◆ **Objective**: Set down, exactly as they appear, the lines from the line holding "Generate a Python" through the line holding "import plotly.graph_objects as go", inclusive; output nothing outside that range.

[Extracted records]
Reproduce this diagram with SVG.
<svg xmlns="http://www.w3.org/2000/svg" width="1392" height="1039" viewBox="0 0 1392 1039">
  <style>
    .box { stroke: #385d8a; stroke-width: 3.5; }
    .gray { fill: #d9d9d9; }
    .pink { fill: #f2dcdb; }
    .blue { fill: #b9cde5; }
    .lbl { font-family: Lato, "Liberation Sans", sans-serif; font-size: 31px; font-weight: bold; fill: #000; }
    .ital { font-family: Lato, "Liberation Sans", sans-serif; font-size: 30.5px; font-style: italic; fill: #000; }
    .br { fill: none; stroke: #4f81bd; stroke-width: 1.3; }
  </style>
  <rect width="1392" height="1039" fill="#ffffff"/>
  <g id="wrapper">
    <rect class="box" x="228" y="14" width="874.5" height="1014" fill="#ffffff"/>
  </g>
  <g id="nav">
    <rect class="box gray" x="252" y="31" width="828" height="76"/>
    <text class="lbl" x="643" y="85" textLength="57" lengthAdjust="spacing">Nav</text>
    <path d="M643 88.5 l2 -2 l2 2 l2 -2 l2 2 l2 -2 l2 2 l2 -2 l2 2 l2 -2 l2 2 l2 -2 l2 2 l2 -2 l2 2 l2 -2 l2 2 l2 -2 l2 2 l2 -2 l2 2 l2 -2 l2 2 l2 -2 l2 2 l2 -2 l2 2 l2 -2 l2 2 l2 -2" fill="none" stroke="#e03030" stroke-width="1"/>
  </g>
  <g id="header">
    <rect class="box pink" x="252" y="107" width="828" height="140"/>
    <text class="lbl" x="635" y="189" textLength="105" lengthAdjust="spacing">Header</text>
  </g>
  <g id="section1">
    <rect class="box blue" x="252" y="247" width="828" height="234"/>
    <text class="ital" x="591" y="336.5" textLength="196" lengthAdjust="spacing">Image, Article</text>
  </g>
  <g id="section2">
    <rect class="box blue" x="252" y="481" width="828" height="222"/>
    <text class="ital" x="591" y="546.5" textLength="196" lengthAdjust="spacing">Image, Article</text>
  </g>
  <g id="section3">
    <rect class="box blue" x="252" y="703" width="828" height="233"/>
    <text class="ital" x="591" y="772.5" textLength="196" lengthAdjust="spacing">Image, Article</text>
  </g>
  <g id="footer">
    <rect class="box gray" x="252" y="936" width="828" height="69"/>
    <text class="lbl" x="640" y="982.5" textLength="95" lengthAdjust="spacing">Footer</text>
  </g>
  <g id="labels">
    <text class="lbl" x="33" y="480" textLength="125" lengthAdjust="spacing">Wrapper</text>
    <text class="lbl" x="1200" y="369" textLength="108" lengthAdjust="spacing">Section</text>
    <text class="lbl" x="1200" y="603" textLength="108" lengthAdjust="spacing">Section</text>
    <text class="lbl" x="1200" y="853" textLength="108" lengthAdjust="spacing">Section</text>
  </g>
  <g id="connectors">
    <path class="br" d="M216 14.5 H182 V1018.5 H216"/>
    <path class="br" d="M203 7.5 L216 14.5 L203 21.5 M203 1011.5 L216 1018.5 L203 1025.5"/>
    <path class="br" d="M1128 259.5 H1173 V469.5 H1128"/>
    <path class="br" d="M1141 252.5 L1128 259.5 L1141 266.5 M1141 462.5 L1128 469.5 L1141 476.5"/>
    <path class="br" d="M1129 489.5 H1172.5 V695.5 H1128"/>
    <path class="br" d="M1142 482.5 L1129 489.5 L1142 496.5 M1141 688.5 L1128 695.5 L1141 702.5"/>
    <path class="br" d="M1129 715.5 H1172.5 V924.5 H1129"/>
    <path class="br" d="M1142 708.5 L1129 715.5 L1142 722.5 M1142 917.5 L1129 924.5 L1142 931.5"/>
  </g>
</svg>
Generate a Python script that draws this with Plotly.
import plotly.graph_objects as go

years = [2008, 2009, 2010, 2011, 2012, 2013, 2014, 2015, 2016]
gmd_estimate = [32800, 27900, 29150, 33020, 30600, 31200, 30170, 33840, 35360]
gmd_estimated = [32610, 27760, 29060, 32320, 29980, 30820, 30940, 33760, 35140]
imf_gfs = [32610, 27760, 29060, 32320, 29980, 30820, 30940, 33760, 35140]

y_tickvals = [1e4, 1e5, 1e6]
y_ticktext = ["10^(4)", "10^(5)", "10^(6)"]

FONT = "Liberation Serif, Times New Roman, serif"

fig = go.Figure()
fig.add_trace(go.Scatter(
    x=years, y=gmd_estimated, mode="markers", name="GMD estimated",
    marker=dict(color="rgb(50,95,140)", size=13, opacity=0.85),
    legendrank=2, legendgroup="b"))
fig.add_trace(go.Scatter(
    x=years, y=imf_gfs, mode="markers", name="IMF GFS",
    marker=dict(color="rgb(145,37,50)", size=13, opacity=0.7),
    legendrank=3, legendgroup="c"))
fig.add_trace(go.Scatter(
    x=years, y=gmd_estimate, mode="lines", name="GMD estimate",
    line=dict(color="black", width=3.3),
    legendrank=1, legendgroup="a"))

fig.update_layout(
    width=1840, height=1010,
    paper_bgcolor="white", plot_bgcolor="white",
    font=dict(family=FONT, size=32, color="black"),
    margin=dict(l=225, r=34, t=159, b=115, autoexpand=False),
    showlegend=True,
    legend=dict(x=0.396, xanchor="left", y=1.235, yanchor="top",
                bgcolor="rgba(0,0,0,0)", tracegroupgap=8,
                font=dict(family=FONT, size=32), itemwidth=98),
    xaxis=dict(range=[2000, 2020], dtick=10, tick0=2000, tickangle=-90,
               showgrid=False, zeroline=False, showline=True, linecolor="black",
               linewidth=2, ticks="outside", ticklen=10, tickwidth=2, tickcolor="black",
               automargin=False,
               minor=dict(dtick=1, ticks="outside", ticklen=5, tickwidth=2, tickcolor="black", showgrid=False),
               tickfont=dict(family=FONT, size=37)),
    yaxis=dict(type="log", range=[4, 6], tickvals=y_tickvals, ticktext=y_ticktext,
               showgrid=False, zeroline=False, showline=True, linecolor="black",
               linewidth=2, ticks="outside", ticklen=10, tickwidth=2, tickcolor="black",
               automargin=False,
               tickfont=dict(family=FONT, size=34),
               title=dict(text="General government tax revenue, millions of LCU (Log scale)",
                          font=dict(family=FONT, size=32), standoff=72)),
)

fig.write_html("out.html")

◆ **Answer to this task**:
Generate a Python script that draws this with Plotly.
import plotly.graph_objects as go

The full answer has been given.